Records contained in a dataset =
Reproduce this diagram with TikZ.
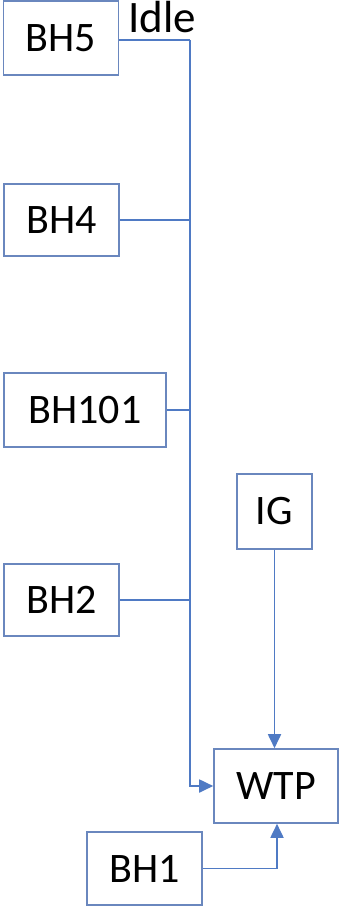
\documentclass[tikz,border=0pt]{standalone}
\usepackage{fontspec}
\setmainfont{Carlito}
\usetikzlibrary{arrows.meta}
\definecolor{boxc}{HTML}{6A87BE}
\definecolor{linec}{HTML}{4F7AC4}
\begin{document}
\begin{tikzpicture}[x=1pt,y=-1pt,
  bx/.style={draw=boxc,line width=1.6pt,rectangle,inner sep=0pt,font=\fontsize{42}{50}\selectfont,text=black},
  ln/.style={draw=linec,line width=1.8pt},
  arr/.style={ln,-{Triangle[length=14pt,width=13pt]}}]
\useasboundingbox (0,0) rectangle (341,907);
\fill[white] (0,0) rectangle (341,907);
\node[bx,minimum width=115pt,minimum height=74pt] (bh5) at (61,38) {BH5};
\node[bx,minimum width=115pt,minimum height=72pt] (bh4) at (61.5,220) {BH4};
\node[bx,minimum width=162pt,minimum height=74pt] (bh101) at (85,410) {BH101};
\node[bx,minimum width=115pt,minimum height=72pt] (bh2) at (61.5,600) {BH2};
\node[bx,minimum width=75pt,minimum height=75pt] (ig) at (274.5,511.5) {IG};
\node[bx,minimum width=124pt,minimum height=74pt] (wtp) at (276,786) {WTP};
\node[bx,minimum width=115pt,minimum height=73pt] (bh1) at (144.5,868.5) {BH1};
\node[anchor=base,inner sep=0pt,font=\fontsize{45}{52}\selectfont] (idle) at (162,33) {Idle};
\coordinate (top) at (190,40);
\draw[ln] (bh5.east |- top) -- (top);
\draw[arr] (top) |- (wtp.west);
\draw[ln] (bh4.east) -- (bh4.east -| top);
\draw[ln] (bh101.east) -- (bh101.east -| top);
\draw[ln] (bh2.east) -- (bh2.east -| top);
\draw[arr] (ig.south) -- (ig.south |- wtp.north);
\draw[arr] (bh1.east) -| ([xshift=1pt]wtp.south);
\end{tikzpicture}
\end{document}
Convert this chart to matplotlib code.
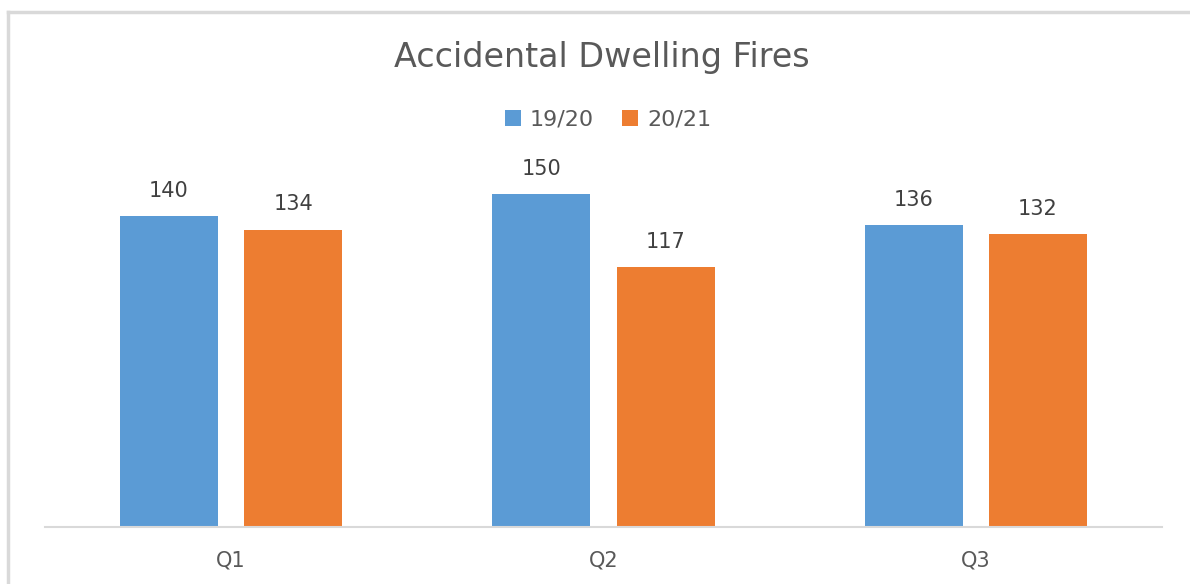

Exercise details =
Could you repeat all of the material exactly? Pictures should not be copied.

Answer to the exercise =
Reproduce this diagram with TikZ.
\documentclass[tikz,border=0pt]{standalone}
\usepackage{fontspec}
\setmainfont{Carlito}
\usetikzlibrary{arrows.meta}
\definecolor{boxc}{HTML}{6A87BE}
\definecolor{linec}{HTML}{4F7AC4}
\begin{document}
\begin{tikzpicture}[x=1pt,y=-1pt,
  bx/.style={draw=boxc,line width=1.6pt,rectangle,inner sep=0pt,font=\fontsize{42}{50}\selectfont,text=black},
  ln/.style={draw=linec,line width=1.8pt},
  arr/.style={ln,-{Triangle[length=14pt,width=13pt]}}]
\useasboundingbox (0,0) rectangle (341,907);
\fill[white] (0,0) rectangle (341,907);
\node[bx,minimum width=115pt,minimum height=74pt] (bh5) at (61,38) {BH5};
\node[bx,minimum width=115pt,minimum height=72pt] (bh4) at (61.5,220) {BH4};
\node[bx,minimum width=162pt,minimum height=74pt] (bh101) at (85,410) {BH101};
\node[bx,minimum width=115pt,minimum height=72pt] (bh2) at (61.5,600) {BH2};
\node[bx,minimum width=75pt,minimum height=75pt] (ig) at (274.5,511.5) {IG};
\node[bx,minimum width=124pt,minimum height=74pt] (wtp) at (276,786) {WTP};
\node[bx,minimum width=115pt,minimum height=73pt] (bh1) at (144.5,868.5) {BH1};
\node[anchor=base,inner sep=0pt,font=\fontsize{45}{52}\selectfont] (idle) at (162,33) {Idle};
\coordinate (top) at (190,40);
\draw[ln] (bh5.east |- top) -- (top);
\draw[arr] (top) |- (wtp.west);
\draw[ln] (bh4.east) -- (bh4.east -| top);
\draw[ln] (bh101.east) -- (bh101.east -| top);
\draw[ln] (bh2.east) -- (bh2.east -| top);
\draw[arr] (ig.south) -- (ig.south |- wtp.north);
\draw[arr] (bh1.east) -| ([xshift=1pt]wtp.south);
\end{tikzpicture}
\end{document}
Convert this chart to matplotlib code.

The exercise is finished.